In recent months, I've had the opportunity to offer my help and skills for the benefit of a local wolf sanctuary. WOLF (Wolves Offered Life & Friendship) has been helping "to improve the quality of life for all wolves and wolf dogs" for nearly 10 years. WOLF is not open to the general public, but I encourage you to lend your voice in the support of proper care and education about wolves and wolf-dogs. Visit the WOLF website, follow WOLF on Facebook, and/or subscribe to WOLF on YouTube. It's important that we share our understanding and love for these animals and encourage others to do the same. For most of my life, I have loved, studied, respected, and admired wolves. So, I am more than happy to be a supporting member and an able volunteer of WOLF.

During one of my recent trips to work at the sanctuary, after all of the days tasks had been completed, we took a few of the animals for a walk. Now, a "walk" for a wolf is a little different than what you might imagine; these animals are amazingly strong and energetic. So, after doing my best to take photos while enjoying a walk (translation: run) with one pair, another volunteer had the idea to use my GoPro chest harness on one of the wolves. Thus, an uncommon idea (GoPro on a wolf) occurred in an uncommon situation (a wolf sanctuary). The result was a dizzying video of a wolf running with us in the mountains of Colorado. And that result, I think, is a unique idea with which to open my YouTube channel.
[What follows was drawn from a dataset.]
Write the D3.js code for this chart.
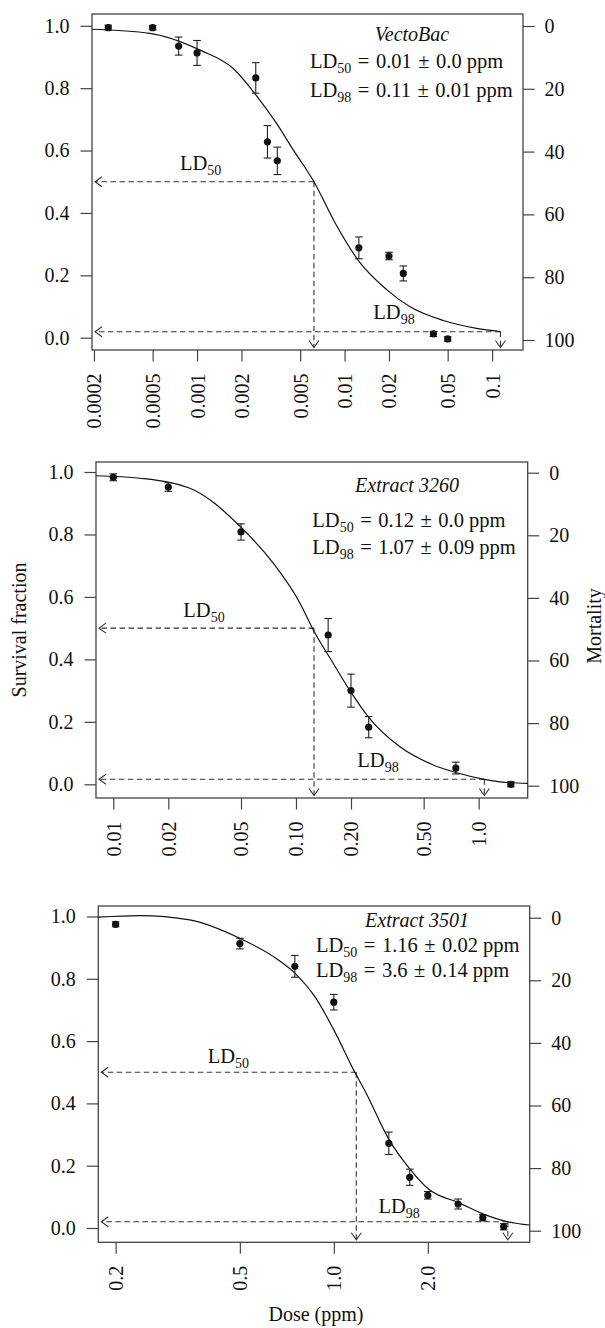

I intend my channel to be largely for infrequent "that was cool" moments. I've been asked to turn some of my survival guides into videos as well, but that has already been done by others on YouTube and, therefore, I may not pursue that request. I don't intend my YouTube videos to be well-produced or well-presented. My only hope is that they will be something fun, fascinating, or informative and give a smile to anyone that decides to watch.